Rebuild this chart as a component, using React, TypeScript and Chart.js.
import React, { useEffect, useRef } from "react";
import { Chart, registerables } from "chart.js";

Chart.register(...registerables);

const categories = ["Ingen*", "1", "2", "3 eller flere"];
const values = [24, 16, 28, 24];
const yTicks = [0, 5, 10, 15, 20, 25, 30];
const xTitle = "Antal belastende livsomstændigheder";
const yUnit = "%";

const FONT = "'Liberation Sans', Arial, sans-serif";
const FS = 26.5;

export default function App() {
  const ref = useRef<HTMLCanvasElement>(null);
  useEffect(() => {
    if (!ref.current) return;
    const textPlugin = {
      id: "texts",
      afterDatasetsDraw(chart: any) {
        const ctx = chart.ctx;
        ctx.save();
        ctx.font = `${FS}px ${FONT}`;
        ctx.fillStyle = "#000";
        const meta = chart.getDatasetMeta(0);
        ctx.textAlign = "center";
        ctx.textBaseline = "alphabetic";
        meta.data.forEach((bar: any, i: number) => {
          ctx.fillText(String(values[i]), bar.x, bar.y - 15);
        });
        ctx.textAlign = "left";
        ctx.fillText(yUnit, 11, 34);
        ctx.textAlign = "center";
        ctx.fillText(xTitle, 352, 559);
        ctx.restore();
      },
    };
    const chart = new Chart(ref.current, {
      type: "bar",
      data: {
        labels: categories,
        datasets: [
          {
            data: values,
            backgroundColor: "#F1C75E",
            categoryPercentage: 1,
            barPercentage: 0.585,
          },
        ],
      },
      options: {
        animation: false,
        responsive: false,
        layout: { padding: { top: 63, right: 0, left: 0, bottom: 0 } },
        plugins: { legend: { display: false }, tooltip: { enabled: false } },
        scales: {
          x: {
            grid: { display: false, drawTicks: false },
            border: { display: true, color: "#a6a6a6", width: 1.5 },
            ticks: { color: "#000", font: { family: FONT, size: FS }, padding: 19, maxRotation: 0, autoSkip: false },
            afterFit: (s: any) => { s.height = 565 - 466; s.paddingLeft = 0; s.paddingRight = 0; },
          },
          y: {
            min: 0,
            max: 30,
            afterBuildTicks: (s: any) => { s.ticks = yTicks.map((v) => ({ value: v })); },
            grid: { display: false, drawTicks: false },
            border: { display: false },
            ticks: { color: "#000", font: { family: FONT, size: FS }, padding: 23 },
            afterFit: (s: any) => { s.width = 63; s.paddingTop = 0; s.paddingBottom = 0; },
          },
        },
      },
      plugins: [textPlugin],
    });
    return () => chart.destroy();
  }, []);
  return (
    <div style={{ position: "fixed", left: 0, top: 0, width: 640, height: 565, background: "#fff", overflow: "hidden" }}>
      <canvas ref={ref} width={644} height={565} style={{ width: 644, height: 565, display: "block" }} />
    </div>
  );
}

◇ ◇ ◇ ◇

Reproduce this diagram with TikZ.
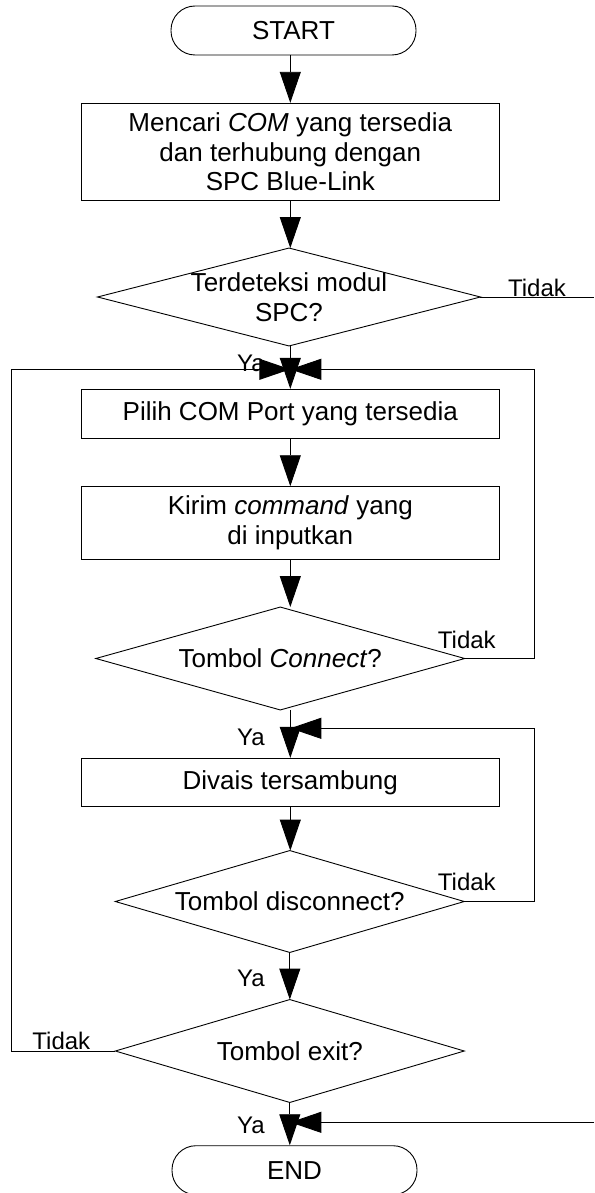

◇ ◇ ◇ ◇

Given instruction - From the entries above, extract every line where the word "this" appears.

Task output -
Rebuild this chart as a component, using React, TypeScript and Chart.js.
Reproduce this diagram with TikZ.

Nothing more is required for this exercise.